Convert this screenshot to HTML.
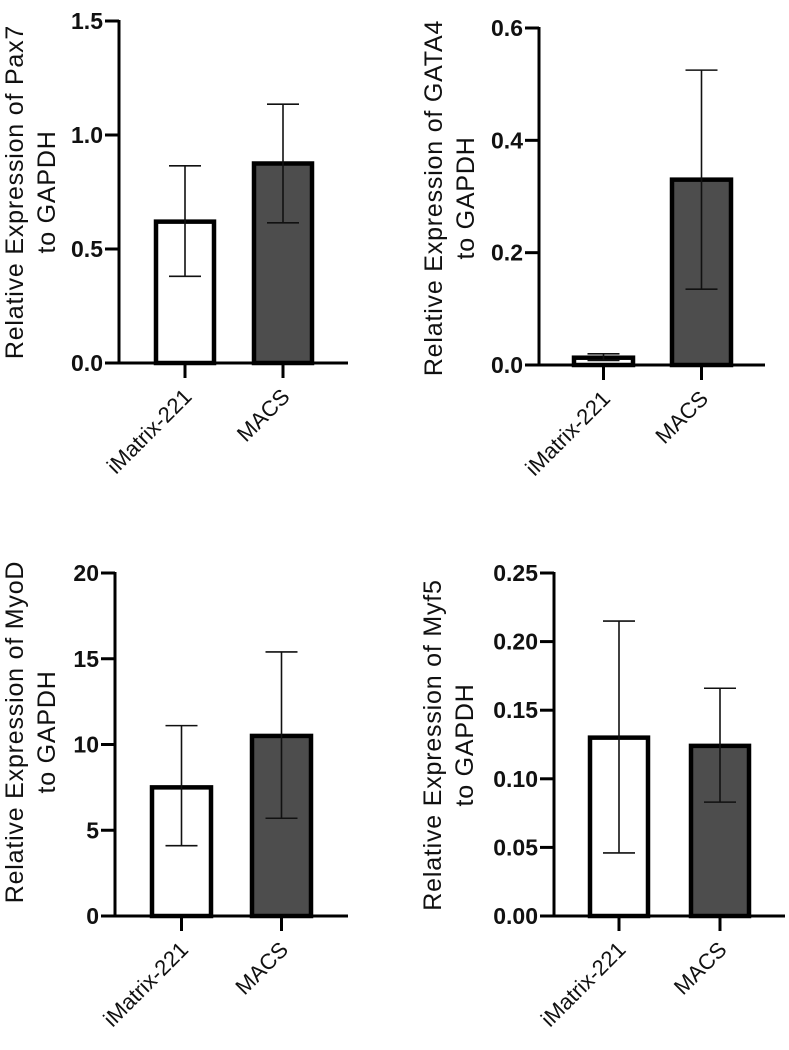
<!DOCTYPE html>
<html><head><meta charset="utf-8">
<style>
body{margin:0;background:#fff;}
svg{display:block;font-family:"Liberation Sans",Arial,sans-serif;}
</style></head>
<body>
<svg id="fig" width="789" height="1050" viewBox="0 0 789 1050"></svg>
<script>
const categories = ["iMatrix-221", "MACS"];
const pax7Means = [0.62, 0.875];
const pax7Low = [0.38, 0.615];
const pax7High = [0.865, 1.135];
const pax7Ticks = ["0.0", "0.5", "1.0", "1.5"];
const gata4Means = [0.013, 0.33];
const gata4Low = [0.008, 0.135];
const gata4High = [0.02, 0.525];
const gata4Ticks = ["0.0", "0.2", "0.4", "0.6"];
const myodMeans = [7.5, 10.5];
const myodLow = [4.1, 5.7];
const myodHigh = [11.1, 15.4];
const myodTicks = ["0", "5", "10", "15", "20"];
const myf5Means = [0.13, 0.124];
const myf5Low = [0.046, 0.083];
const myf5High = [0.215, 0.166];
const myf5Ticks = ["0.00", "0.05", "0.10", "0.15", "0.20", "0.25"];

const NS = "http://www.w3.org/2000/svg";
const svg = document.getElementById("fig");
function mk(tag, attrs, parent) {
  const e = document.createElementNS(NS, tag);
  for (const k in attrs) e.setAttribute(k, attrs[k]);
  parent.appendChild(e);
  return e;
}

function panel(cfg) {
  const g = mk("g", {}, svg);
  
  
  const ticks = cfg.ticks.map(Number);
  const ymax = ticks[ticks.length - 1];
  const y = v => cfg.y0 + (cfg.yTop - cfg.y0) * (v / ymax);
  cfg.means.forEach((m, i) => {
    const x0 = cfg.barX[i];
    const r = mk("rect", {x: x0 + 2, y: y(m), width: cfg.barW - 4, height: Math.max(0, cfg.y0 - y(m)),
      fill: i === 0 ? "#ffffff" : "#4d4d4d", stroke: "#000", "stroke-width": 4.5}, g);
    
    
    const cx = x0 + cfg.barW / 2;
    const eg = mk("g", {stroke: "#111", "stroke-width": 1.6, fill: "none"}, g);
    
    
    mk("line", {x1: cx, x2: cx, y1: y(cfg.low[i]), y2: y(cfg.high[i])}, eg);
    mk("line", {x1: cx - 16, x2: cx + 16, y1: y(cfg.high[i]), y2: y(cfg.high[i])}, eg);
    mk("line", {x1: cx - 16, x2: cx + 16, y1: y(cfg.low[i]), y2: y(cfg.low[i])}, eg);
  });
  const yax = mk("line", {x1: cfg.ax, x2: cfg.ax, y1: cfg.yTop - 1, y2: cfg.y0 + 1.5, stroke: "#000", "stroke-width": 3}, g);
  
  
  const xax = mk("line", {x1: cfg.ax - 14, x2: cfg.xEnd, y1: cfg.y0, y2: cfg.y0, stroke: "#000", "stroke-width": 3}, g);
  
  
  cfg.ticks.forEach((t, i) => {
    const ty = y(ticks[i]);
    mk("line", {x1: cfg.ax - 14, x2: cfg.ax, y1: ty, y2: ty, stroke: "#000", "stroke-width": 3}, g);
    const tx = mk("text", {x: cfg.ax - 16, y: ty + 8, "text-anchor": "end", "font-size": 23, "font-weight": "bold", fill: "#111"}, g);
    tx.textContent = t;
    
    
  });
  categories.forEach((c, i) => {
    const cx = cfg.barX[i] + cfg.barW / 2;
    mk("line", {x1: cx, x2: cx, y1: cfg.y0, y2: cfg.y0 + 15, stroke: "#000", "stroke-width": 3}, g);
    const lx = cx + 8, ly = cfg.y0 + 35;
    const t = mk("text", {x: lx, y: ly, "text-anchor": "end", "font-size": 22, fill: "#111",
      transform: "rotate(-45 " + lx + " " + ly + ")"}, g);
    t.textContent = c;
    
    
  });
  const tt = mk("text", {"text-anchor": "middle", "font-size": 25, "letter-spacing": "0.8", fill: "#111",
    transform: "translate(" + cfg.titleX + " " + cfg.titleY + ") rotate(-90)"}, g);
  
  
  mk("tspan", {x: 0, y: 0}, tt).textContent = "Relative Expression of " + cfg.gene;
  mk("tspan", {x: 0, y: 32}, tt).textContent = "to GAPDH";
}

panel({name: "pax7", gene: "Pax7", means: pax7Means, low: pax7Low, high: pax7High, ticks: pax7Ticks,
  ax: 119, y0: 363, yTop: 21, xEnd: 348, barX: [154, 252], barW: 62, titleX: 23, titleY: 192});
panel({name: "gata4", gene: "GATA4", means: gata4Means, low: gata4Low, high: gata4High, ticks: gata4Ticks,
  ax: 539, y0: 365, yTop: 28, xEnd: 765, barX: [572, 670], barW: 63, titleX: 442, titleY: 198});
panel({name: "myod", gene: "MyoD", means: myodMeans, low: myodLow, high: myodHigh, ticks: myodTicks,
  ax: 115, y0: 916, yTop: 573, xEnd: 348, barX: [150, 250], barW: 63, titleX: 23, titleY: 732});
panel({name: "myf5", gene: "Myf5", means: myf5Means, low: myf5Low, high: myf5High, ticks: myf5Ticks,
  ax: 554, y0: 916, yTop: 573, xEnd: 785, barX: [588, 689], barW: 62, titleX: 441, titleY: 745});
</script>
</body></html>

**EXERCISE BRIEF**
Restate the listing above word for word, and skip the pictures.

**REPLY**
Convert this screenshot to HTML.
<!DOCTYPE html>
<html><head><meta charset="utf-8">
<style>
body{margin:0;background:#fff;}
svg{display:block;font-family:"Liberation Sans",Arial,sans-serif;}
</style></head>
<body>
<svg id="fig" width="789" height="1050" viewBox="0 0 789 1050"></svg>
<script>
const categories = ["iMatrix-221", "MACS"];
const pax7Means = [0.62, 0.875];
const pax7Low = [0.38, 0.615];
const pax7High = [0.865, 1.135];
const pax7Ticks = ["0.0", "0.5", "1.0", "1.5"];
const gata4Means = [0.013, 0.33];
const gata4Low = [0.008, 0.135];
const gata4High = [0.02, 0.525];
const gata4Ticks = ["0.0", "0.2", "0.4", "0.6"];
const myodMeans = [7.5, 10.5];
const myodLow = [4.1, 5.7];
const myodHigh = [11.1, 15.4];
const myodTicks = ["0", "5", "10", "15", "20"];
const myf5Means = [0.13, 0.124];
const myf5Low = [0.046, 0.083];
const myf5High = [0.215, 0.166];
const myf5Ticks = ["0.00", "0.05", "0.10", "0.15", "0.20", "0.25"];

const NS = "http://www.w3.org/2000/svg";
const svg = document.getElementById("fig");
function mk(tag, attrs, parent) {
  const e = document.createElementNS(NS, tag);
  for (const k in attrs) e.setAttribute(k, attrs[k]);
  parent.appendChild(e);
  return e;
}

function panel(cfg) {
  const g = mk("g", {}, svg);
  
  
  const ticks = cfg.ticks.map(Number);
  const ymax = ticks[ticks.length - 1];
  const y = v => cfg.y0 + (cfg.yTop - cfg.y0) * (v / ymax);
  cfg.means.forEach((m, i) => {
    const x0 = cfg.barX[i];
    const r = mk("rect", {x: x0 + 2, y: y(m), width: cfg.barW - 4, height: Math.max(0, cfg.y0 - y(m)),
      fill: i === 0 ? "#ffffff" : "#4d4d4d", stroke: "#000", "stroke-width": 4.5}, g);
    
    
    const cx = x0 + cfg.barW / 2;
    const eg = mk("g", {stroke: "#111", "stroke-width": 1.6, fill: "none"}, g);
    
    
    mk("line", {x1: cx, x2: cx, y1: y(cfg.low[i]), y2: y(cfg.high[i])}, eg);
    mk("line", {x1: cx - 16, x2: cx + 16, y1: y(cfg.high[i]), y2: y(cfg.high[i])}, eg);
    mk("line", {x1: cx - 16, x2: cx + 16, y1: y(cfg.low[i]), y2: y(cfg.low[i])}, eg);
  });
  const yax = mk("line", {x1: cfg.ax, x2: cfg.ax, y1: cfg.yTop - 1, y2: cfg.y0 + 1.5, stroke: "#000", "stroke-width": 3}, g);
  
  
  const xax = mk("line", {x1: cfg.ax - 14, x2: cfg.xEnd, y1: cfg.y0, y2: cfg.y0, stroke: "#000", "stroke-width": 3}, g);
  
  
  cfg.ticks.forEach((t, i) => {
    const ty = y(ticks[i]);
    mk("line", {x1: cfg.ax - 14, x2: cfg.ax, y1: ty, y2: ty, stroke: "#000", "stroke-width": 3}, g);
    const tx = mk("text", {x: cfg.ax - 16, y: ty + 8, "text-anchor": "end", "font-size": 23, "font-weight": "bold", fill: "#111"}, g);
    tx.textContent = t;
    
    
  });
  categories.forEach((c, i) => {
    const cx = cfg.barX[i] + cfg.barW / 2;
    mk("line", {x1: cx, x2: cx, y1: cfg.y0, y2: cfg.y0 + 15, stroke: "#000", "stroke-width": 3}, g);
    const lx = cx + 8, ly = cfg.y0 + 35;
    const t = mk("text", {x: lx, y: ly, "text-anchor": "end", "font-size": 22, fill: "#111",
      transform: "rotate(-45 " + lx + " " + ly + ")"}, g);
    t.textContent = c;
    
    
  });
  const tt = mk("text", {"text-anchor": "middle", "font-size": 25, "letter-spacing": "0.8", fill: "#111",
    transform: "translate(" + cfg.titleX + " " + cfg.titleY + ") rotate(-90)"}, g);
  
  
  mk("tspan", {x: 0, y: 0}, tt).textContent = "Relative Expression of " + cfg.gene;
  mk("tspan", {x: 0, y: 32}, tt).textContent = "to GAPDH";
}

panel({name: "pax7", gene: "Pax7", means: pax7Means, low: pax7Low, high: pax7High, ticks: pax7Ticks,
  ax: 119, y0: 363, yTop: 21, xEnd: 348, barX: [154, 252], barW: 62, titleX: 23, titleY: 192});
panel({name: "gata4", gene: "GATA4", means: gata4Means, low: gata4Low, high: gata4High, ticks: gata4Ticks,
  ax: 539, y0: 365, yTop: 28, xEnd: 765, barX: [572, 670], barW: 63, titleX: 442, titleY: 198});
panel({name: "myod", gene: "MyoD", means: myodMeans, low: myodLow, high: myodHigh, ticks: myodTicks,
  ax: 115, y0: 916, yTop: 573, xEnd: 348, barX: [150, 250], barW: 63, titleX: 23, titleY: 732});
panel({name: "myf5", gene: "Myf5", means: myf5Means, low: myf5Low, high: myf5High, ticks: myf5Ticks,
  ax: 554, y0: 916, yTop: 573, xEnd: 785, barX: [588, 689], barW: 62, titleX: 441, titleY: 745});
</script>
</body></html>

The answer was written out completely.